→ **Written request**:
All of the material should be reproduced exactly, with pictures left out.

→ **Supplied information**:

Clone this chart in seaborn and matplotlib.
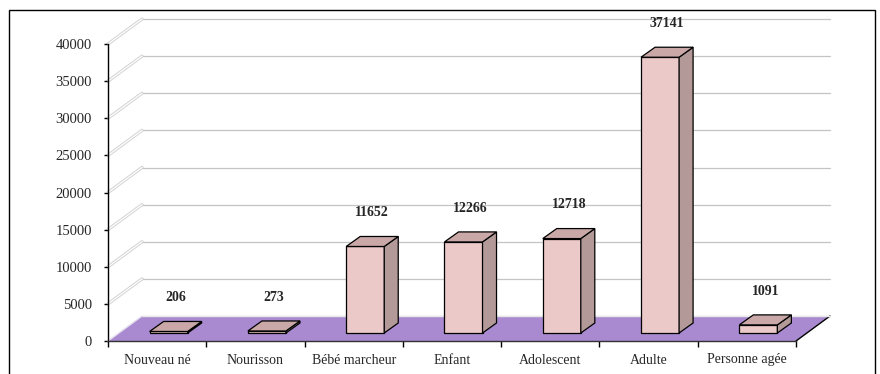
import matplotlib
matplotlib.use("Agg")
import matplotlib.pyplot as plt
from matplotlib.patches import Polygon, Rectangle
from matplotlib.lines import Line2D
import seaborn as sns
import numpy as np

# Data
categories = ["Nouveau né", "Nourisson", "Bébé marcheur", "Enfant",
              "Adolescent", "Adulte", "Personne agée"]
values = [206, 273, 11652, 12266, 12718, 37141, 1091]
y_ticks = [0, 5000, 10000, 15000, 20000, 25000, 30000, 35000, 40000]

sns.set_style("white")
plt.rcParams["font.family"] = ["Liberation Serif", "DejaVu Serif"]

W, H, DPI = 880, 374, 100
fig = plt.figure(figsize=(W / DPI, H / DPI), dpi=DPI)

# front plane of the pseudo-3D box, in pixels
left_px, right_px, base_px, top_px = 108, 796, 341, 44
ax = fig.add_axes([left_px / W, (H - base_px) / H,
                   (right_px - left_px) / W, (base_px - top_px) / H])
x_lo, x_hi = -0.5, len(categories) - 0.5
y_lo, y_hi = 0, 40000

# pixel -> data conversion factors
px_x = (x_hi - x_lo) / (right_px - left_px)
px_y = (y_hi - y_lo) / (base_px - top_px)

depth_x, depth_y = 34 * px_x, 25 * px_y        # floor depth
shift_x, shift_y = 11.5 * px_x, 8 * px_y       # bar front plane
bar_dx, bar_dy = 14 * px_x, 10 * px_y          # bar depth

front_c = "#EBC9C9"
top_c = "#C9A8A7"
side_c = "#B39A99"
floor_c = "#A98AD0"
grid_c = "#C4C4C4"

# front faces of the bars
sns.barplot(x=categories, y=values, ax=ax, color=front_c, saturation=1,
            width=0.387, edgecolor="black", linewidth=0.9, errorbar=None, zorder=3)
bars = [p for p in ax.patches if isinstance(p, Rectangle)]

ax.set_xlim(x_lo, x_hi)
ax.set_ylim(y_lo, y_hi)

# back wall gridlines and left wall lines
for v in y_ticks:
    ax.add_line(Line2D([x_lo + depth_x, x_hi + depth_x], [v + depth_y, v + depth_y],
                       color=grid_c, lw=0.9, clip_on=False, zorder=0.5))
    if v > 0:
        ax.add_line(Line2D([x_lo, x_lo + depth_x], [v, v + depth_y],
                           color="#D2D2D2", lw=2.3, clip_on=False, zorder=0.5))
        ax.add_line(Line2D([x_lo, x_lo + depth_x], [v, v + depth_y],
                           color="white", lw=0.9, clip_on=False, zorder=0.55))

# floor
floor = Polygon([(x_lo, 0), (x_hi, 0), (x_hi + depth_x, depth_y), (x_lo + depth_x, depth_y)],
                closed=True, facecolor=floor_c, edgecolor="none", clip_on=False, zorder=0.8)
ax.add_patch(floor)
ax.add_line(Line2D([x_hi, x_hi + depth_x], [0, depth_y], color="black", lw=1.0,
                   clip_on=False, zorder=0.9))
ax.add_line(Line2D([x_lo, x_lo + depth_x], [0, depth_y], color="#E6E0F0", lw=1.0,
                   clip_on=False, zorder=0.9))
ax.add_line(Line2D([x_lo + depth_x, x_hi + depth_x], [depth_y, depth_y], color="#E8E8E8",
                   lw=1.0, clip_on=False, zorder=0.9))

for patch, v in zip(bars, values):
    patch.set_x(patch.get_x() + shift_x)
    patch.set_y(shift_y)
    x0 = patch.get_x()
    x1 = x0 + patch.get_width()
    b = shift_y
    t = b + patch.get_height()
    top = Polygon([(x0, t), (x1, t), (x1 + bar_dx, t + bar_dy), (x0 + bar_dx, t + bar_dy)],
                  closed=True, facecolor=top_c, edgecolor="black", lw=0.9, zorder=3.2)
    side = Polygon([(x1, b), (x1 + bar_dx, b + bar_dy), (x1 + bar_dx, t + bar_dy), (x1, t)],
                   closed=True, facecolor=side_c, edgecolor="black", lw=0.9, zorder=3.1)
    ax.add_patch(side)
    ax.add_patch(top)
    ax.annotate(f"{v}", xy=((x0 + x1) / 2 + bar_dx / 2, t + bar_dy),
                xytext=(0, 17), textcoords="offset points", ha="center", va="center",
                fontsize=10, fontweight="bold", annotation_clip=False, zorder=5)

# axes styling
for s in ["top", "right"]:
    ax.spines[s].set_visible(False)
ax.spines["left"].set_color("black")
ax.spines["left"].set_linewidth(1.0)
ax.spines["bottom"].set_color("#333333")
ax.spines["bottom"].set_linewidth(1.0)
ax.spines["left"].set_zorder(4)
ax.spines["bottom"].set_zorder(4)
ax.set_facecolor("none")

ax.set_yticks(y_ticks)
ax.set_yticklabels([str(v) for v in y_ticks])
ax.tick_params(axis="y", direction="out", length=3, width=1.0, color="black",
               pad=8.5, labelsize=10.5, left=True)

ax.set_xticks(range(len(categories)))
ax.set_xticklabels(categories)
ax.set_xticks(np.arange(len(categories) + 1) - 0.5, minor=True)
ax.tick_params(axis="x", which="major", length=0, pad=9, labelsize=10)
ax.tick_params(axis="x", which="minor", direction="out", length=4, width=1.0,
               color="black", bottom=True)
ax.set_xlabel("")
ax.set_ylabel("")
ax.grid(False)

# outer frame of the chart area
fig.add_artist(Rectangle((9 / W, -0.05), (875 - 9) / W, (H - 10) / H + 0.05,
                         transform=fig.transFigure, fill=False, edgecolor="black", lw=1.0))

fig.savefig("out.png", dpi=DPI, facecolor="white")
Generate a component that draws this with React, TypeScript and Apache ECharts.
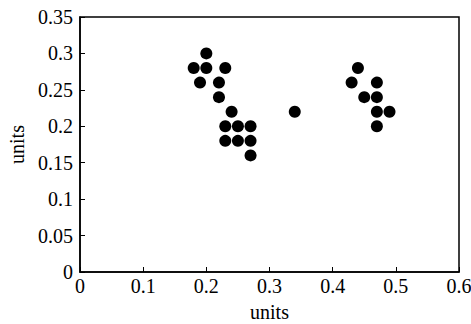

→ **Exercise solution**:
Clone this chart in seaborn and matplotlib.
import matplotlib
matplotlib.use("Agg")
import matplotlib.pyplot as plt
from matplotlib.patches import Polygon, Rectangle
from matplotlib.lines import Line2D
import seaborn as sns
import numpy as np

# Data
categories = ["Nouveau né", "Nourisson", "Bébé marcheur", "Enfant",
              "Adolescent", "Adulte", "Personne agée"]
values = [206, 273, 11652, 12266, 12718, 37141, 1091]
y_ticks = [0, 5000, 10000, 15000, 20000, 25000, 30000, 35000, 40000]

sns.set_style("white")
plt.rcParams["font.family"] = ["Liberation Serif", "DejaVu Serif"]

W, H, DPI = 880, 374, 100
fig = plt.figure(figsize=(W / DPI, H / DPI), dpi=DPI)

# front plane of the pseudo-3D box, in pixels
left_px, right_px, base_px, top_px = 108, 796, 341, 44
ax = fig.add_axes([left_px / W, (H - base_px) / H,
                   (right_px - left_px) / W, (base_px - top_px) / H])
x_lo, x_hi = -0.5, len(categories) - 0.5
y_lo, y_hi = 0, 40000

# pixel -> data conversion factors
px_x = (x_hi - x_lo) / (right_px - left_px)
px_y = (y_hi - y_lo) / (base_px - top_px)

depth_x, depth_y = 34 * px_x, 25 * px_y        # floor depth
shift_x, shift_y = 11.5 * px_x, 8 * px_y       # bar front plane
bar_dx, bar_dy = 14 * px_x, 10 * px_y          # bar depth

front_c = "#EBC9C9"
top_c = "#C9A8A7"
side_c = "#B39A99"
floor_c = "#A98AD0"
grid_c = "#C4C4C4"

# front faces of the bars
sns.barplot(x=categories, y=values, ax=ax, color=front_c, saturation=1,
            width=0.387, edgecolor="black", linewidth=0.9, errorbar=None, zorder=3)
bars = [p for p in ax.patches if isinstance(p, Rectangle)]

ax.set_xlim(x_lo, x_hi)
ax.set_ylim(y_lo, y_hi)

# back wall gridlines and left wall lines
for v in y_ticks:
    ax.add_line(Line2D([x_lo + depth_x, x_hi + depth_x], [v + depth_y, v + depth_y],
                       color=grid_c, lw=0.9, clip_on=False, zorder=0.5))
    if v > 0:
        ax.add_line(Line2D([x_lo, x_lo + depth_x], [v, v + depth_y],
                           color="#D2D2D2", lw=2.3, clip_on=False, zorder=0.5))
        ax.add_line(Line2D([x_lo, x_lo + depth_x], [v, v + depth_y],
                           color="white", lw=0.9, clip_on=False, zorder=0.55))

# floor
floor = Polygon([(x_lo, 0), (x_hi, 0), (x_hi + depth_x, depth_y), (x_lo + depth_x, depth_y)],
                closed=True, facecolor=floor_c, edgecolor="none", clip_on=False, zorder=0.8)
ax.add_patch(floor)
ax.add_line(Line2D([x_hi, x_hi + depth_x], [0, depth_y], color="black", lw=1.0,
                   clip_on=False, zorder=0.9))
ax.add_line(Line2D([x_lo, x_lo + depth_x], [0, depth_y], color="#E6E0F0", lw=1.0,
                   clip_on=False, zorder=0.9))
ax.add_line(Line2D([x_lo + depth_x, x_hi + depth_x], [depth_y, depth_y], color="#E8E8E8",
                   lw=1.0, clip_on=False, zorder=0.9))

for patch, v in zip(bars, values):
    patch.set_x(patch.get_x() + shift_x)
    patch.set_y(shift_y)
    x0 = patch.get_x()
    x1 = x0 + patch.get_width()
    b = shift_y
    t = b + patch.get_height()
    top = Polygon([(x0, t), (x1, t), (x1 + bar_dx, t + bar_dy), (x0 + bar_dx, t + bar_dy)],
                  closed=True, facecolor=top_c, edgecolor="black", lw=0.9, zorder=3.2)
    side = Polygon([(x1, b), (x1 + bar_dx, b + bar_dy), (x1 + bar_dx, t + bar_dy), (x1, t)],
                   closed=True, facecolor=side_c, edgecolor="black", lw=0.9, zorder=3.1)
    ax.add_patch(side)
    ax.add_patch(top)
    ax.annotate(f"{v}", xy=((x0 + x1) / 2 + bar_dx / 2, t + bar_dy),
                xytext=(0, 17), textcoords="offset points", ha="center", va="center",
                fontsize=10, fontweight="bold", annotation_clip=False, zorder=5)

# axes styling
for s in ["top", "right"]:
    ax.spines[s].set_visible(False)
ax.spines["left"].set_color("black")
ax.spines["left"].set_linewidth(1.0)
ax.spines["bottom"].set_color("#333333")
ax.spines["bottom"].set_linewidth(1.0)
ax.spines["left"].set_zorder(4)
ax.spines["bottom"].set_zorder(4)
ax.set_facecolor("none")

ax.set_yticks(y_ticks)
ax.set_yticklabels([str(v) for v in y_ticks])
ax.tick_params(axis="y", direction="out", length=3, width=1.0, color="black",
               pad=8.5, labelsize=10.5, left=True)

ax.set_xticks(range(len(categories)))
ax.set_xticklabels(categories)
ax.set_xticks(np.arange(len(categories) + 1) - 0.5, minor=True)
ax.tick_params(axis="x", which="major", length=0, pad=9, labelsize=10)
ax.tick_params(axis="x", which="minor", direction="out", length=4, width=1.0,
               color="black", bottom=True)
ax.set_xlabel("")
ax.set_ylabel("")
ax.grid(False)

# outer frame of the chart area
fig.add_artist(Rectangle((9 / W, -0.05), (875 - 9) / W, (H - 10) / H + 0.05,
                         transform=fig.transFigure, fill=False, edgecolor="black", lw=1.0))

fig.savefig("out.png", dpi=DPI, facecolor="white")
Generate a component that draws this with React, TypeScript and Apache ECharts.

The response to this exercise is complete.